CAMEROTA: Let's talk about what's happening in the impeachment world. As you know, Republicans have called for the transcripts of closed- door meetings to be released. They said that there -- you know, there wasn't enough transparency, and they were really calling to -- for the public and for them to be able to see what was going on in these interviews.
Well, now --
COONS: They got it.
CAMEROTA: -- they got it, and now the transcripts have been released. And interestingly, yesterday, Senator Lindsey Graham was asked if he had read the transcripts. He said no, and he said he didn't have any plans to. And he basically said that he was writing off Adam Schiff, the chairman of Intel. Here's what Lindsey Graham told the reporter.
(BEGIN VIDEO CLIP)
SEN. LINDSEY GRAHAM (R-SC): I've written the whole process off. I've written him off. I think this is a bunch of B.S. I don't care what anybody else says about the phone call. The phone call, I made up my own mind, is -- is fine.
(END VIDEO CLIP)
CAMEROTA: So they wanted to see these transcripts, but now they don't want to read them. Can you explain that?
COONS: Well, Alisyn, among lawyers, there's an old saying. If the law's on your side, argue the law. If the facts are on your side, argue the facts. If you have neither the law nor the facts, just pound the table.
That's Lindsey Graham essentially pounding the table and saying, I've written off the whole process. I've written off Adam Schiff. The telephone call was fine.
What we learned through these transcripts and, in particular, Ambassador Sondland's addendum to his testimony was that this was a campaign.

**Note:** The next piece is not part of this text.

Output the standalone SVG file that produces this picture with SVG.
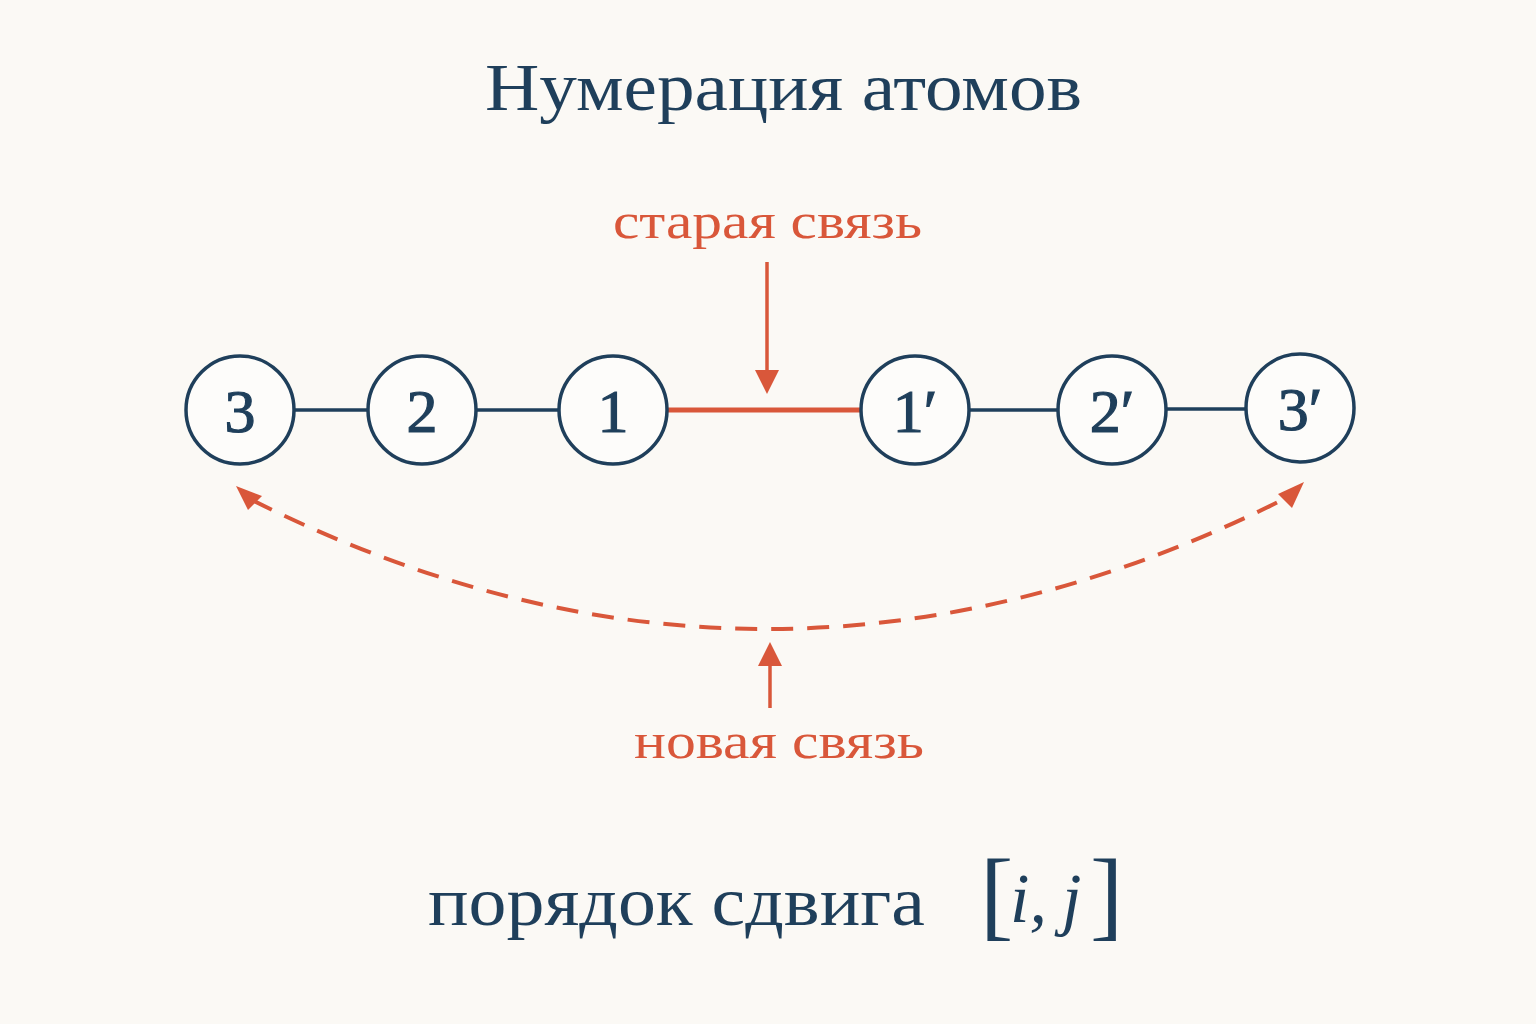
<svg xmlns="http://www.w3.org/2000/svg" width="1536" height="1024" viewBox="0 0 1536 1024">
<style>
.n{fill:#fdfcfa;stroke:#1f3f5b;stroke-width:3.5}
.t{font-family:"Liberation Serif","DejaVu Serif",serif;fill:#1f3f5b}
.num{font-family:"Liberation Serif","DejaVu Serif",serif;fill:#1f3f5b;stroke:#1f3f5b;stroke-width:1.2;font-size:62px;text-anchor:middle}
.r{font-family:"Liberation Serif","DejaVu Serif",serif;fill:#d9573a}
.b{stroke:#1f3f5b;stroke-width:3.5}
.ah{fill:#d9573a}
</style>
<rect width="1536" height="1024" fill="#fbf9f5"/>
<text class="t" x="485" y="110" font-size="68" textLength="597" lengthAdjust="spacingAndGlyphs">Нумерация атомов</text>
<g id="connectors">
<line class="b" x1="294" y1="410" x2="368" y2="410"/>
<line class="b" x1="476" y1="410" x2="559" y2="410"/>
<line x1="667" y1="410" x2="861" y2="410" stroke="#d9573a" stroke-width="5"/>
<line class="b" x1="969" y1="410" x2="1058" y2="410"/>
<line class="b" x1="1166" y1="409" x2="1246" y2="409"/>
<line x1="767" y1="262" x2="767" y2="375" stroke="#d9573a" stroke-width="3.5"/>
<path class="ah" d="M755,370 L779,370 L767,394 Z"/>
<path d="M252,500 Q770,760 1290,496" fill="none" stroke="#d9573a" stroke-width="4" stroke-dasharray="22,14"/>
<path class="ah" d="M236,486 L262,496 L248,510 Z"/>
<path class="ah" d="M1304,482 L1292,508 L1278,494 Z"/>
<line x1="770" y1="708" x2="770" y2="660" stroke="#d9573a" stroke-width="3.5"/>
<path class="ah" d="M758,666 L782,666 L770,642 Z"/>
</g>
<g id="n3"><circle class="n" cx="240" cy="410" r="54"/><text class="num" x="240" y="432">3</text></g>
<g id="n2"><circle class="n" cx="422" cy="410" r="54"/><text class="num" x="422" y="432">2</text></g>
<g id="n1"><circle class="n" cx="613" cy="410" r="54"/><text class="num" x="613" y="432">1</text></g>
<g id="n1p"><circle class="n" cx="915" cy="410" r="54"/><text class="num" x="915" y="432">1′</text></g>
<g id="n2p"><circle class="n" cx="1112" cy="410" r="54"/><text class="num" x="1112" y="432">2′</text></g>
<g id="n3p"><circle class="n" cx="1300" cy="408" r="54"/><text class="num" x="1300" y="430">3′</text></g>
<text class="r" x="613" y="238" font-size="50" textLength="309" lengthAdjust="spacingAndGlyphs">старая связь</text>
<text class="r" x="634" y="758" font-size="50" textLength="290" lengthAdjust="spacingAndGlyphs">новая связь</text>
<text class="t" x="428" y="925" font-size="70" textLength="497" lengthAdjust="spacingAndGlyphs">порядок сдвига</text>
<text class="t" x="980" y="928" font-size="100">[</text>
<text class="t" x="1010" y="922" font-size="70" font-style="italic">i,</text>
<text class="t" x="1062" y="922" font-size="70" font-style="italic">j</text>
<text class="t" x="1090" y="928" font-size="100">]</text>
</svg>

This wasn't just one phone call by President Trump in which he, I think, clearly made a quid pro quo offer to the new president of Ukraine, desperate for American military assistance in the face of Russian-supported separatist attacks in eastern Ukraine.
This was a broad scale campaign, where the president's personal lawyer, Rudy Giuliani, and a number of his appointed choices for ambassador, like Sondland, ambassador to the E.U., a major Republican donor, engaged in a side foreign policy campaign that was fueled by right-wing conspiracy theories and designed to help President Trump's re-election by forcing Ukraine and its government to open a flawed investigation into his most likely Democratic opponent in 2020.
CAMEROTA: As you know, after the impeachment inquiry will, at some point, move to the trial phase in the Senate. And apparently, there was this private lunch last week where Republican senators hatched a plan or at least desire for, during that time, they'd like to call Hunter Biden. And maybe Joe Biden. And this was Senator Rand Paul and John Kennedy who were floating this idea. Does that worry you? COONS: What concerns me is that we have senators who continue to fuel
an utterly baseless theory, that somehow, what Vice President -- then Vice President Joe Biden was doing in Ukraine was anything other than carrying out both United States policy and combatting corruption in the Ukraine and E.U. and allied policy in Ukraine.
They're continuing to feed this narrative that somehow, this was inappropriate, what Joe Biden was doing, when every legitimate investigation into this has shown there was nothing to it.
They're trying to distract from what was clearly an inappropriate abuse of power by President Trump, at least according to all of the interviews, and the transcripts, and the allegations that we've heard so far.
CAMEROTA: But can they call them? Do you think that Hunter Biden and Joe Biden will be called as part of this Senate trial?
COONS: I certainly hope not, but I think that may very well happen.